[Working data start]
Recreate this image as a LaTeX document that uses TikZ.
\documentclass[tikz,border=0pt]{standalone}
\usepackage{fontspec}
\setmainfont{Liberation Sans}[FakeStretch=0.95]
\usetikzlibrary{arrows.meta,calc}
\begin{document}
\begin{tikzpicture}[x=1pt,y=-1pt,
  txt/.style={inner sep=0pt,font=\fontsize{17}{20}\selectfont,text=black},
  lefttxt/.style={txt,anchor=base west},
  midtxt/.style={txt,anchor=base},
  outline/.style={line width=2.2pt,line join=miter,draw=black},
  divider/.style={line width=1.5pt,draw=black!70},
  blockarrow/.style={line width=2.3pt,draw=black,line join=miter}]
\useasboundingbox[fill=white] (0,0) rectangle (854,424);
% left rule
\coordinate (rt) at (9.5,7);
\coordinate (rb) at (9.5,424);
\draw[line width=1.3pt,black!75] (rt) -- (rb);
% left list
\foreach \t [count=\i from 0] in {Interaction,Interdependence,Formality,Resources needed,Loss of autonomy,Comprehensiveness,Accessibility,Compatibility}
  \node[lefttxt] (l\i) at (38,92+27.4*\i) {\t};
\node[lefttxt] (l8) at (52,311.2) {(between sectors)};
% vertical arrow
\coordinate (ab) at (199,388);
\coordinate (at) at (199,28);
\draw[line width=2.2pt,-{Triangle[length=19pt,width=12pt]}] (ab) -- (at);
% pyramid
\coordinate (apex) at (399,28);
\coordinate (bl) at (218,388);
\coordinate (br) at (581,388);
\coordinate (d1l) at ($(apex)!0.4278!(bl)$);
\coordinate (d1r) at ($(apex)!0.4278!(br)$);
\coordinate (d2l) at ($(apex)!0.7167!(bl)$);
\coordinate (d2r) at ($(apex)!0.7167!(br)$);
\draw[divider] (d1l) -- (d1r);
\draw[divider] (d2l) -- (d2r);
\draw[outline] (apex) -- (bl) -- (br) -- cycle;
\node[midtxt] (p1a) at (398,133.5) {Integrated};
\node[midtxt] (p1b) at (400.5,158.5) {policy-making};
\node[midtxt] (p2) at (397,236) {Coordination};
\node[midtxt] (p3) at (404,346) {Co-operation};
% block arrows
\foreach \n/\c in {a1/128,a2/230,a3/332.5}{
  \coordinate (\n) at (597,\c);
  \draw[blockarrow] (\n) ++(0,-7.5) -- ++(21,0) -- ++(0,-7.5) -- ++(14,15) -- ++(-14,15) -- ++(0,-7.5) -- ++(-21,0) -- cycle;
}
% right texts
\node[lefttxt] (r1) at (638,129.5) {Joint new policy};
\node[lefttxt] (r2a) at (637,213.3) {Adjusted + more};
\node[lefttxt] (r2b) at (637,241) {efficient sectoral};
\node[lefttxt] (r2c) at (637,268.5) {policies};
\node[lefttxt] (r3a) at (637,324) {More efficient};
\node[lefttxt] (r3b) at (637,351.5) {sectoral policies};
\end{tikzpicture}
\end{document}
[Working data end]
[Working data start]
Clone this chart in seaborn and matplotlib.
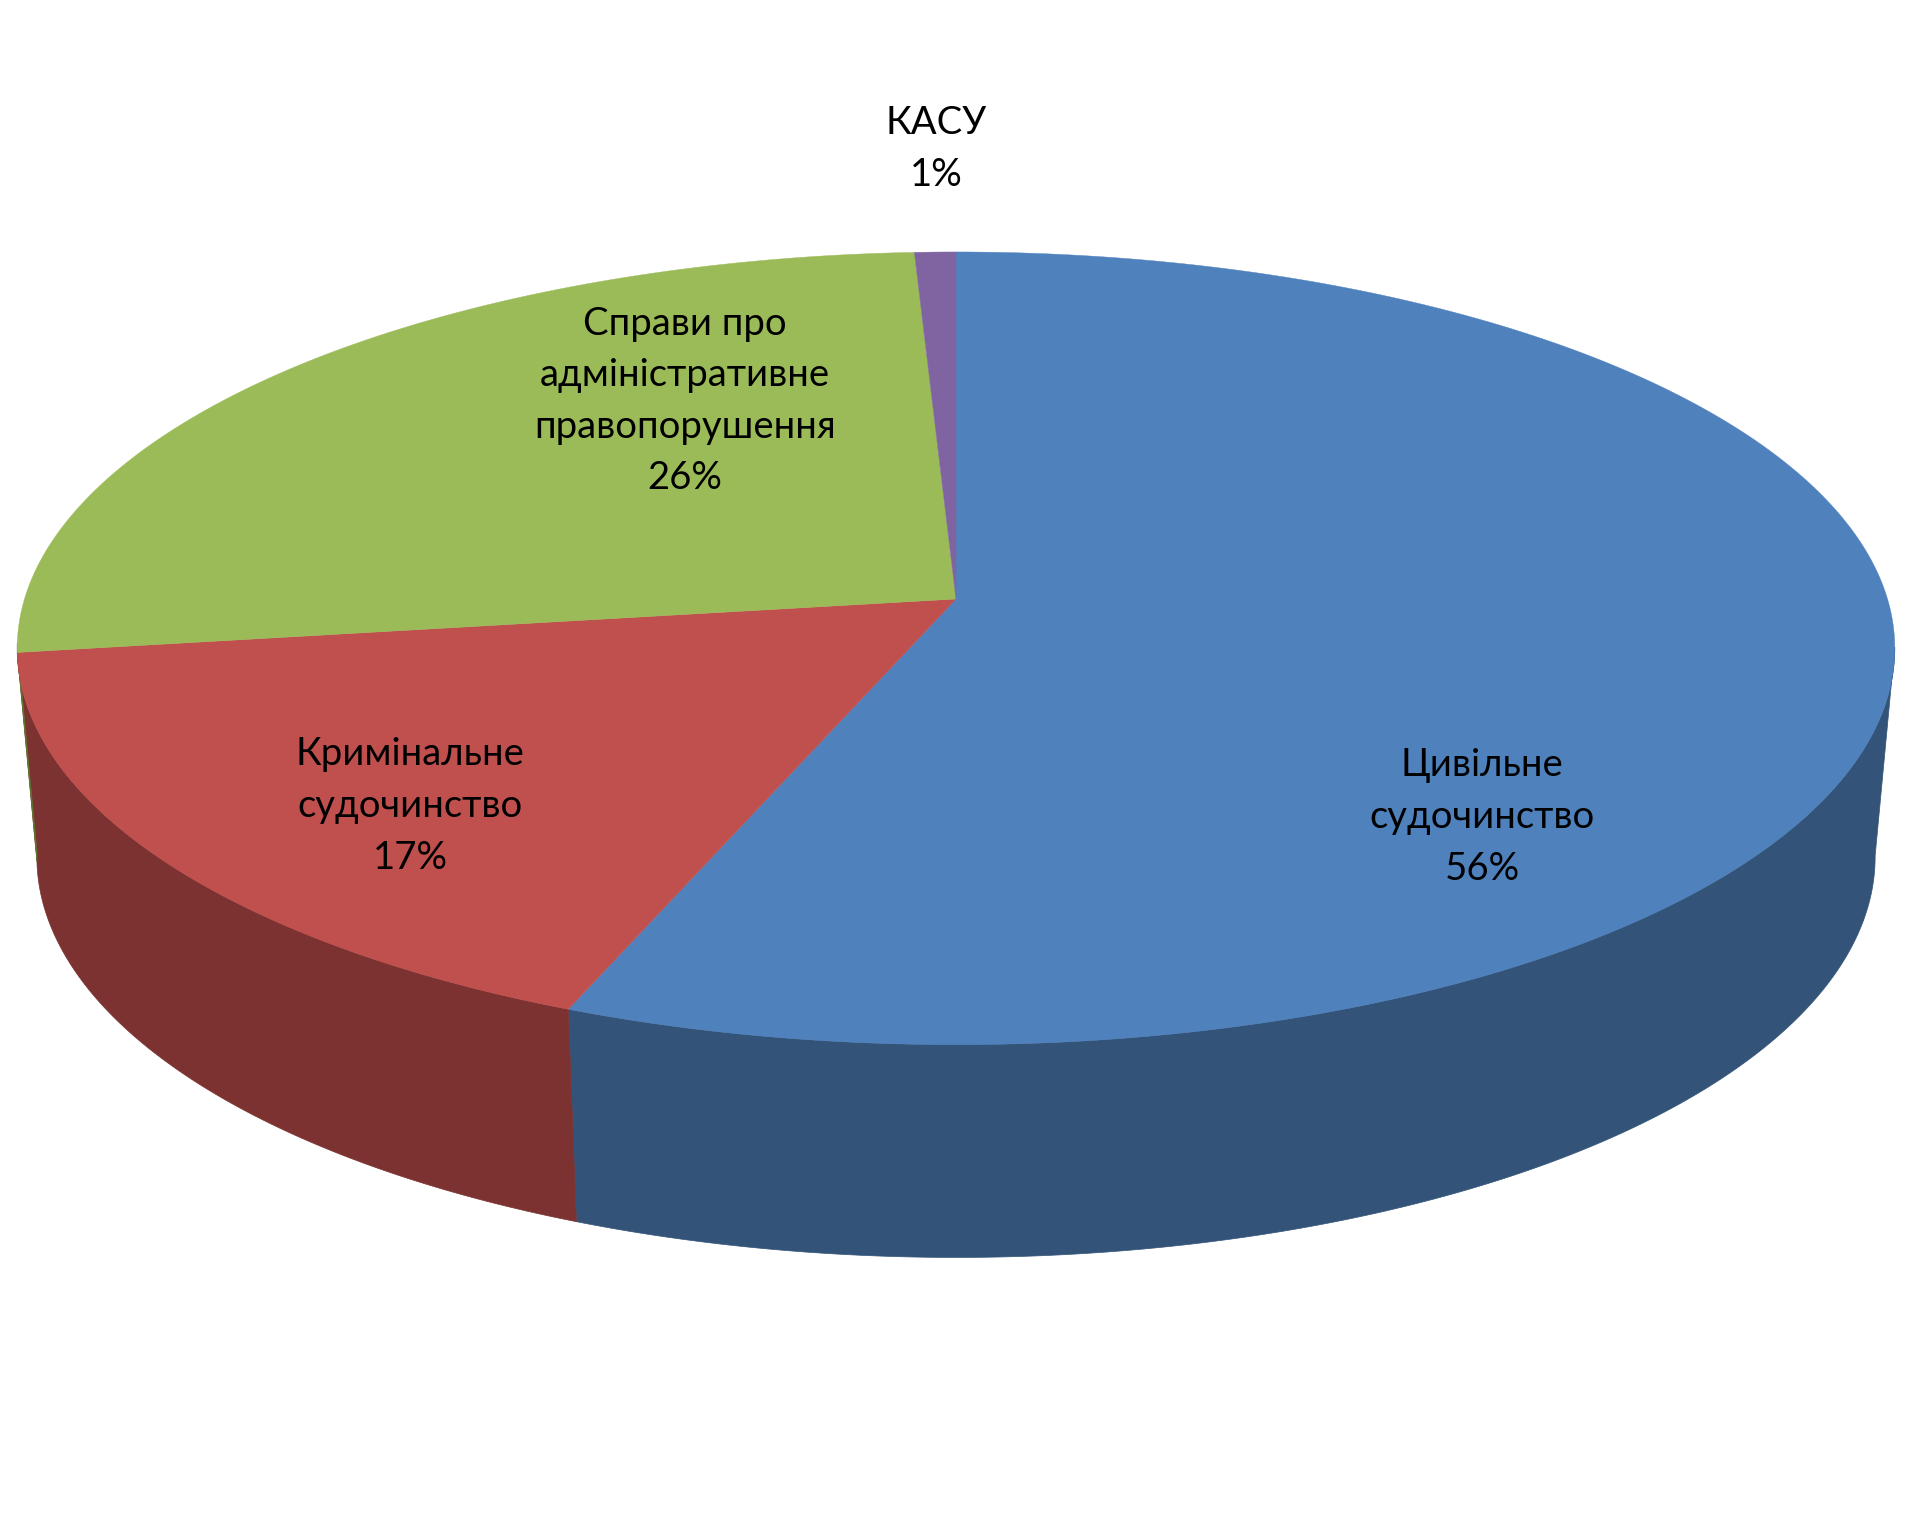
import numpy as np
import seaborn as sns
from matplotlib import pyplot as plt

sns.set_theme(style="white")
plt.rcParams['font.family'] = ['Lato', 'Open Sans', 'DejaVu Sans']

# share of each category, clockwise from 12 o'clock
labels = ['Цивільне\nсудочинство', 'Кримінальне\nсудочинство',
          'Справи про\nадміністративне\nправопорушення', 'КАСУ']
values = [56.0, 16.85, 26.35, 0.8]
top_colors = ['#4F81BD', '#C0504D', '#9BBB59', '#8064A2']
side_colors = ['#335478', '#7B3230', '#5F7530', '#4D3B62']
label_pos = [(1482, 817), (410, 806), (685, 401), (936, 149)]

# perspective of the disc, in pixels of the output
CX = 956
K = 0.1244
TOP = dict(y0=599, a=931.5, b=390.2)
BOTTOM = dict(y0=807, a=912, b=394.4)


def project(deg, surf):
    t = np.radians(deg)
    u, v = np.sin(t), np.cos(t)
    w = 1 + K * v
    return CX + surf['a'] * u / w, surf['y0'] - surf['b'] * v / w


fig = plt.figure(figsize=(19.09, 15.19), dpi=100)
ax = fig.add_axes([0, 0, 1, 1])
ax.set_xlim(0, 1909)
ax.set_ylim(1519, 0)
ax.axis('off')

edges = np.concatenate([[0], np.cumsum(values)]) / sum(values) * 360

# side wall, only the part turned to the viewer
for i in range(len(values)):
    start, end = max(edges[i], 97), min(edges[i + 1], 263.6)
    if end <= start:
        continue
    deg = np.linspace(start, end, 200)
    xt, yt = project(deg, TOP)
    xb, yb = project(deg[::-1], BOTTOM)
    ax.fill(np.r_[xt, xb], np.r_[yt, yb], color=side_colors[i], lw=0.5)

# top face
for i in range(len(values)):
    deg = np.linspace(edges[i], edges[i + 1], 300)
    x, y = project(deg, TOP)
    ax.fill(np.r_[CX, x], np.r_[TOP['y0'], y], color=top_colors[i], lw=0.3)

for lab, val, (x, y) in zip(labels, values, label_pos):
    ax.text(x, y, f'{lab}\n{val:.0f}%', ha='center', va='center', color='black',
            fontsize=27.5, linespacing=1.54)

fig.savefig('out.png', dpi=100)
[Working data end]
Requirements: Your copy should hold only the lines from the one containing "Clone this chart in seaborn and matplotlib." through the one containing "plt.rcParams['font.family'] = ['Lato', 'Open", word for word, with no pictures.

Written response:
Clone this chart in seaborn and matplotlib.
import numpy as np
import seaborn as sns
from matplotlib import pyplot as plt

sns.set_theme(style="white")
plt.rcParams['font.family'] = ['Lato', 'Open Sans', 'DejaVu Sans']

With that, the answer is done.